Как раз, когда я был в Париже, после моего свидания с Лубэ и первого свидания с Рувье, произошел следующий случай.
Вдруг Вильгельм направился в русские воды, в финляндские шхеры, в Биоркэ, куда поехал и наш Государь. В газетах появилось сообщение, что это свидание совершенно частное, родственное, не имеющее никакого политического значения, в подтверждение чего приводилось, что Императора Вильгельма не сопровождает канцлер Бюлов, а с нашим Государем не поехал министр иностранных дел граф Ламсдорф. Тем не менее, французские газеты забили тревогу и не без основания, так как по прошлому уже убедились, что германский Император всегда сопровождает приятное с полезным и любит соединять удовольствие свиданья с Императором Николаем с возможностью, угождая Его Царскому самолюбию и личному самомнению, втиснуть Ему такую штуку, после которой Poccия чесала бы свой затылок многие и многие годы. Когда я уезжал, за несколько дней до этого из Петербурга, Ламсдорф мне ни слова не сказал об этой поездке, потому что он и сам о ней не знал. Государь также мне не сказал ни слова, хотя, конечно, уже знал, что поедет.
Я, хотя приходивших ко мне в Париже успокаивал, что эта поездка не имеет никакого политического значения, тем не менее телеграфировал гр. Ламсдорфу. Он мне сейчас же ответил, что это свидание не имеет никакого политического значения, что оно совершенно частное, родственное - просто вежливый визит.

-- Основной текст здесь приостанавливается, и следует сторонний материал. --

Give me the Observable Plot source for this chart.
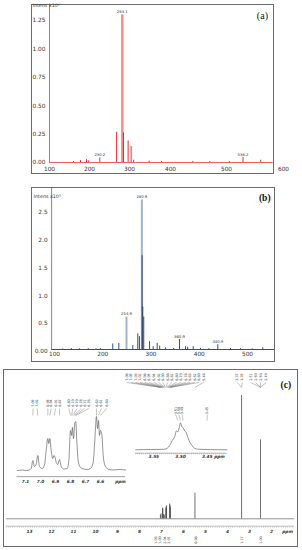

С этой телеграммой я поехал к Рувье и успокоил его. Он меня очень благодарил, сказал, что это свидание также весьма обеспокоило президента Лубэ, и что он ему сейчас же сообщит о моем визите и депеше графа Ламсдорфа, чтобы успокоить президента. 369 Во время моего пребывания в Париже, с самого вокзала и в течение всего времени, я был всюду охраняем агентами тайной полиции, сопровождавшими меня на велосипедах; префект полиции Лепин встретил меня с русским послом Нелидовым на вокзале (кстати, Нелидов оказался совсем здоровым; точно так, как и Муравьев сейчас же выздоровел, когда вместо него назначили меня), а затем проводил меня. Оказалось, что французское правительство боялось покушения на меня со стороны русских анархистов-революционеров, которые боялись, что мне удастся заключить мир.